If nothing else, I'm rooting for that.

Sometimes, you get what you root for.

(Caution: Spoilers ahead).

I’m talking of course about Stephen King’s “Under the Dome”, which I finished a few days ago. I’d been critical of it as I was reading it, so thought it only fair to say that it absolutely redeemed itself by the time it was over.

Yes, there were the obligatory deaths of most every character you’d been following for more than a thousand pages. However, as I tweeted with a few dozen pages to go, when reading Stephen King, don’t get too close to the kids or the dogs. It will only break your heart.

One of my criticisms was that I didn’t care about any of the people. Turns out, as they met their demise one after the other, I cared more than I realized. No doubt the weeks and weeks we’d been held hostage together (them, Under the Dome, me, compelled to finish the book) had something to do with it.

What truly salvaged the book for me was, a) what the Dome was, and b) who was behind it. ‘Course, you don’t find that out until the last few chapters. Aside from some folks in the book assuming it was extra-terrestrial, even that isn’t completely clear until you near the end.

So in a nutshell, I’d give it a seven out of ten and recommend it.

And as I assumed earlier, there are some who won't like the sometimes heavy-handed politics embedded within. But like I said, in my case he’s preaching to the choir. Nice anyway when something you’ve intuited comes true.

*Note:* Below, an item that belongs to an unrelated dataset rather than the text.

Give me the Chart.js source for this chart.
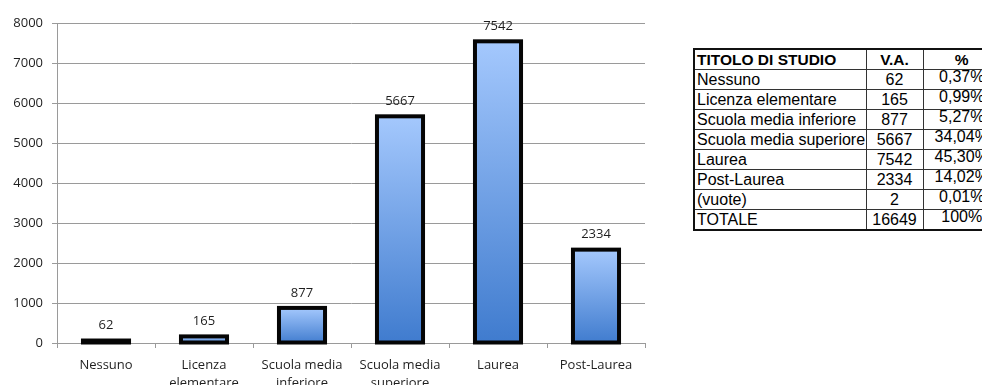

Random comment from Twitter:

2 comments:

Barry Napier said...

I enjoyed it but was somewhat let down by the ending. Not much of an actual "confrontation"...and after 1000 pages of dealing with their "assault", you'd think there would ave been something more to the face-off.

I will say that this book holds one of the most effective villains in all of literary history. Jim Rennie, while despicable, is without a doubt one of King's strongest characters to date.

Brendan said...

Absolutely understand, Barry. Guess I just liked the simplicity of it. And I suspect it is Rennie who is most responsible for right-wing nutjobs decrying the book.